— Довольно, Джордж, — приказала тетя.
— Что?
— Постоянно любоваться собой в зеркале.
— Отнюдь…
— Ты поужинаешь с нами.
— Да. Я должен вернуться в гостиницу переодеться. — Не опоздай, — крикнула она мне вслед.
Когда я сошел вниз, Скотли уже не было. В гостинице я обнаружил приглашение на ужин, даваемый императорским генеральным штабом. Когда я, полный смутных чаяний, ехал к себе, тени под колесами были уже черными, и рядом с карликом-рабом бежал другой, длинношеий, на ходульных ногах.
7
Когда я позвонил, и мне открыл бой, в передней уже была Сильвия — с блестящими глазами, длинноногая, грациозная, как сильфида. Мы подождали тетю: через несколько минут она спустилась и мы проследовали к ужину. Сильвия села напротив меня. Она наклонила голову, закрыла глаза (причем я отметил длину ее ресниц) и, соединив пальцы, спешно пробормотала себе под нос молитву. Затем взяла ложку — и вновь явила свои яркие глаза. И я отметил изысканный рисунок ее тонких черных бровей.
Она была так потрясающе красива, что невозможно было оторвать глаз от ее лица, невозможно было остановиться на ней взглядом, невозможно было понять, в чем, собственно, дело. Она была так красива, что глаза не задерживались на ней, — можно было лишь гадать, какого черта нельзя быть более красивым!
— Сильвия! Опять! — произнесла тетя Тереза.
И непроизвольно Сильвия моргнула.
— А ваш друг? — спросила мадам Вандерфант.
— Кто? Скотли? Он ужинает не дома.
— Mais voilà un nom![14] — засмеялась тетя и обратила свой прекрасный профиль к свету: ее лицо было покрыто густым слоем пудры и крема, но черты его, должен сказать, остались теми же, прелестными.
— На свете есть странные имена, — согласился я, — возьмите, например, моего ординарца, его зовут Пикап.
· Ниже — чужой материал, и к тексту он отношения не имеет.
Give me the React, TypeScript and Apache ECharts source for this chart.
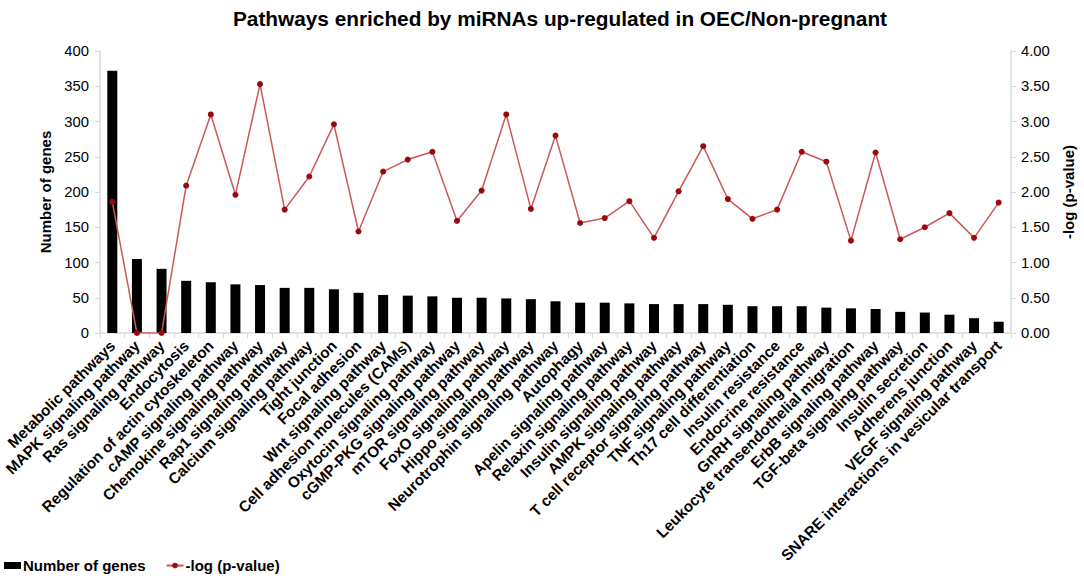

Не я их выдумал, так что ничем помочь не могу.
— Ah, je te crois bien![15] — согласился дядя Эммануил.
— У него абсолютно вертикальные ноздри, у этого Скотли, — воскликнула тетя Тереза. — Никогда ничего подобного не видела!
— И все-таки он, кажется, очень милый человек, — сказала Берта.
— Но ужасно надоедливый! Когда его не донимала морская болезнь, он страдал от острой дизентерии.
— Бедняга! — воскликнула она. — И некому за ним присмотреть.
— А вместо того, чтобы бриться, как положено мужчине, он проявил дьявольскую изобретательность (придуманную, как мне кажется, на благо вашему полу) и стал выжигать волосы на лице, отчего образовывалась ужасающая вонь, — каждый четвертый день.
— Джордж! — произнесла тетя, призывая меня к порядку.
Я поднял взгляд и посмотрел ей прямо в глаза:
— Я использовал это слово намеренно: то не был запах!
— Однако, mon Dieu! Я бы заявила протест, — заметила мадам Вандерфант.
— Старшему офицеру? — Дядя сардонически повернулся к ней, словно намекая, что такое не принято в армии.
— Невозможно?
— Mais je le crois bien, madame![16] — восторженно произнес он.
— Вообще-то, — пояснил я, — Скотли был младше меня по званию за три дня до отплытия. Но в один прекрасный день его повысили в звании — от младшего лейтенанта до майора, потому что он занимается железными дорогами и паровозами, а им как раз нужен человек, который бы стал консультантом, кажется, на маньчжурской железной дороге.
— Сильвия! Опять! — перебила тетя Тереза.
Сильвия снова мигнула.
— Когда я дипломатично заговорил с ним, он ответил, что у него очень нежная кожа, которая не выносит, когда ее скребут бритвой.
— И после этого ничего?
— Не могу знать. Едва я собрался надавить на него, у него случился острый приступ дизентерии, и вопрос на какой-то время отпал.
— Pauvre homme[17], — сказала Берта.
Две девицы Вандерфант были подчеркнуто благовоспитанны и ограничивались словами: «Oui, maman» и «Non, maman»[18], да еще, может быть, передавая что-нибудь тете Терезе, которая была среди нас словно королева, предупреждали ее желания жеманным: «Madame désire?»[19] Но едва ли больше того. Они сидели бок о бок, одетые совершенно одинаково и с одинаковыми челками, нельзя сказать, чтобы некрасивые, но и не дурнушки, а просто очень благовоспитанные девицы, в то время как их матушка толковала со мной о Ги де Мопассане и о романах Золя.